Stop 8:

Montgomery Building

Montgomery Building

Photo credit: Joe Mullinax

Downtown’s prosperity was at a peak in the mid-1920s, when descendants of textile titan John H. Montgomery elected to bulldoze the old family home and build an office tower on the northern edge of the city’s main commercial district. The Montgomery Building soon became downtown’s premier office building, anchored on the first floor by shops, delis, and a grand, high-technology theatre. 
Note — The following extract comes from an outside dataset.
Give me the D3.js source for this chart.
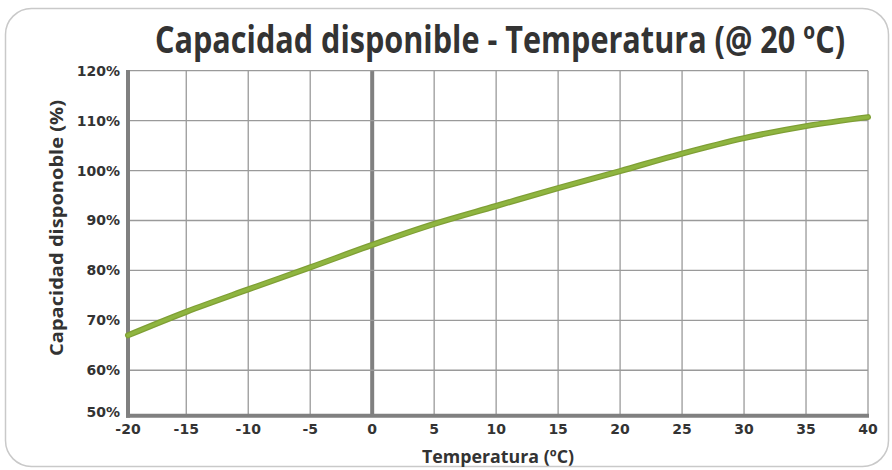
<!DOCTYPE html>
<html>
<head>
<meta charset="utf-8">
<script src="https://cdn.jsdelivr.net/npm/d3@7"></script>
<style>
  body { margin: 0; background: #fff; }
  svg text { fill: #333; }
</style>
</head>
<body>
<div id="chart"></div>
<script>
// temperature (ºC) vs available capacity (%)
var temps = [-20, -15, -10, -5, 0, 5, 10, 15, 20, 25, 30, 35, 40];
var capacity = [67.0, 71.7, 76.2, 80.6, 85.1, 89.3, 92.9, 96.5, 99.9, 103.4, 106.5, 108.9, 110.7];
var xTicks = [-20, -15, -10, -5, 0, 5, 10, 15, 20, 25, 30, 35, 40];
var yTicks = [50, 60, 70, 80, 90, 100, 110, 120];

var W = 892, H = 470;
var plotLeft = 128, plotRight = 868, plotTop = 70.7, plotBottom = 415.7;

var svg = d3.select('#chart')
    .append('svg')
    .attr('width', W)
    .attr('height', H);

// frame
svg.append('rect')
    .attr('x', 5.5).attr('y', 8.5)
    .attr('width', 883).attr('height', 458)
    .attr('rx', 26).attr('ry', 26)
    .attr('fill', 'none')
    .attr('stroke', '#c9c9c9')
    .attr('stroke-width', 1.5);

// the picture's axes start a bit inside -20 and 50%
var x = d3.scaleLinear().domain([-19.7, 40]).range([plotLeft, plotRight]).clamp(true);
var y = d3.scaleLinear().domain([50.9, 120]).range([plotBottom, plotTop]).clamp(true);

// grid
svg.append('g')
    .selectAll('line')
    .data(xTicks)
    .enter()
    .append('line')
    .attr('x1', function(d) { return x(d); })
    .attr('x2', function(d) { return x(d); })
    .attr('y1', plotTop).attr('y2', plotBottom)
    .attr('stroke', function(d) { return d == 0 ? '#808080' : '#9a9a9a'; })
    .attr('stroke-width', function(d) { return d == 0 ? 4 : 1.3; });

svg.append('g')
    .selectAll('line')
    .data(yTicks)
    .enter()
    .append('line')
    .attr('x1', plotLeft).attr('x2', plotRight)
    .attr('y1', function(d) { return y(d); })
    .attr('y2', function(d) { return y(d); })
    .attr('stroke', '#9a9a9a')
    .attr('stroke-width', 1.3);

// thick axis lines
svg.append('line')
    .attr('x1', plotLeft).attr('x2', plotLeft)
    .attr('y1', plotTop - 0.7).attr('y2', plotBottom + 2)
    .attr('stroke', '#808080').attr('stroke-width', 4);
svg.append('line')
    .attr('x1', plotLeft - 2).attr('x2', plotRight + 1)
    .attr('y1', plotBottom).attr('y2', plotBottom)
    .attr('stroke', '#808080').attr('stroke-width', 4);

// tick labels
svg.append('g')
    .selectAll('text')
    .data(xTicks)
    .enter()
    .append('text')
    .attr('x', function(d) { return x(d); })
    .attr('y', 434)
    .attr('text-anchor', 'middle')
    .style('font', 'bold 14px "DejaVu Sans"')
    .text(function(d) { return d; });

svg.append('g')
    .selectAll('text')
    .data(yTicks)
    .enter()
    .append('text')
    .attr('x', 120)
    .attr('y', function(d) { return (d == 50 ? y(d) - 4 : y(d)) + 5; })
    .attr('text-anchor', 'end')
    .style('font', 'bold 14px "DejaVu Sans"')
    .text(function(d) { return d + '%'; });

// curve
var line = d3.line()
    .x(function(d, i) { return x(temps[i]); })
    .y(function(d) { return y(d); })
    .curve(d3.curveMonotoneX);

svg.append('path')
    .datum(capacity)
    .attr('d', line)
    .attr('fill', 'none')
    .attr('stroke', '#7f9f35')
    .attr('stroke-width', 6)
    .attr('stroke-linecap', 'round');
svg.append('path')
    .datum(capacity)
    .attr('d', line)
    .attr('fill', 'none')
    .attr('stroke', '#8fb540')
    .attr('stroke-width', 3.5)
    .attr('stroke-linecap', 'round');

// title and axis titles
svg.append('text')
    .attr('x', 500)
    .attr('y', 53)
    .attr('text-anchor', 'middle')
    .attr('textLength', 690)
    .attr('lengthAdjust', 'spacingAndGlyphs')
    .style('font', 'bold 37px "Open Sans"')
    .text('Capacidad disponible - Temperatura (@ 20 ºC)');

svg.append('text')
    .attr('transform', 'translate(63,228) rotate(-90)')
    .attr('text-anchor', 'middle')
    .attr('textLength', 256)
    .attr('lengthAdjust', 'spacingAndGlyphs')
    .style('font', 'bold 18px "Open Sans"')
    .text('Capacidad disponoble (%)');

svg.append('text')
    .attr('x', 498)
    .attr('y', 463)
    .attr('text-anchor', 'middle')
    .attr('textLength', 152)
    .attr('lengthAdjust', 'spacingAndGlyphs')
    .style('font', 'bold 18px "Open Sans"')
    .text('Temperatura (ºC)');
</script>
</body>
</html>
Worldwide textile engineering firm Lockwood-Greene had its headquarters here for decades and the building also featured an expanse of offices for the Soil Conservation Service, a Federal agency that pioneered environmental stabilization techniques in test projects throughout the region. Along the way, they unleashed kudzu on the Southern landscape in an attempt to prevent topsoil loss, which had been a big problem. During World War II, a top-secret group from the agency’s cartography division created maps for use in future bombing raids using atlases and recent aerial photographs. During the summer of 1945, those mapmakers were all amazed to discover the final use for their recently-completed maps of Hiroshima and Nagasaki. 

Elsewhere in the building, the stage of the Carolina Theatre has hosted many of the major names of 20th century entertainment. It’s most famous show may have been in 1956, when its stage hosted a young Elvis Presley while the mothers of hundreds of Spartanburg teenagers held their breath. Today the Montgomery Building faces an uncertain future.

Montgomery House

Image courtesy of the Spartanburg County Historical Association

This was the home of Captain John Montgomery with Central Methodist Church visible to the left. John Montgomery began that family’s textile empire by establishing the Pacolet Manufacturing Company. The family would go on to operate Spartan Mills and Beaumont Mills among others.

Audio: Stop 8 - Top Secret Maps And Elvis


Side Trip: Wofford College

A half mile further up Church Street from the Montgomery Building, you'll see the entrance to Wofford College. Many of the campus's original 1850s architecture remains intact on a richly landscaped hilltop.